Hewlett Packard channel partners who've been wondering about Leo Apotheker's leadership style had to be impressed when the HP CEO, in his first direct address to VARs, slammed Oracle for its decision last week to stop developing software for Intel's Itanium platform.
"From my perspective, it's a rather clumsy attempt by Oracle to try and prop up a failing and deteriorating Sun server business," Apotheker said at the outset of his Monday keynote speech at HP's Americas Partner Conference 2011 in Las Vegas. "It is an anticompetitive decision, it is self interested and it is to the endangerment of customers."

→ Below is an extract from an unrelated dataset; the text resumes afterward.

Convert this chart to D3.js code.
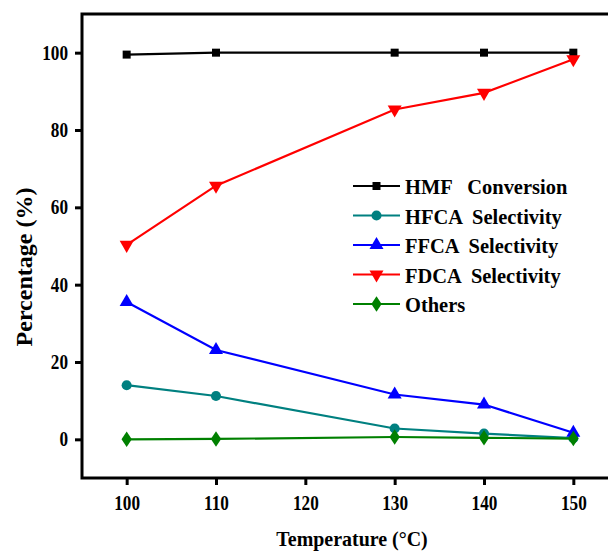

HP's Integrity Unix servers, NonStop servers, and OpenVMS servers are all based on Itanium. And because Oracle applications are the most common software run on HP's HP-UX Unix platform, Oracle dropping Itanium could put a significant dent in HP's business.
However, Apotheker quelled any uneasiness partners may have had when he revealed that HP has committed to at least ten years of future development and innovation on its HP-UX Unix platform and Itanium based servers.
"I want you to know that HP will do what we always do which is to put the best interest of the customer first," he said, triggering an extended round of applause from the roughly 2,000 partners in attendance.
Dean Cappellazzo, CEO of Bedrock Technology Partners, an HP partner based in San Mateo, Calif., said Apotheker's comments clear up a lot of the fear, uncertainty and doubt that was cast over HP's Itanium product line in the wake of the Oracle's decision.
"I loved it," said Cappellazzo of Apotheker's no holds barred commitment to continue Itanium development with Intel for 10 years. "Hearing Leo say the Itanium road map is set for 10 years puts partners at ease. That is going to help us convince end users that the technology road map for Itanium is stable and secure for years to come."
Harry Zarek, president and CEO of Compugen, a Richmond Hill, Ontario HP partner, praised Apotheker for standing up to the Oracle throwdown against Itanium. "I am very heartened by Leo's words," he said. "I would like Intel to make an even stronger statement about their support. We need a joint HP and Intel message on commitment to Itanium. HP should not be doing this on their own. Leo needs to get (Intel CEO) Paul Otellini out in front of this."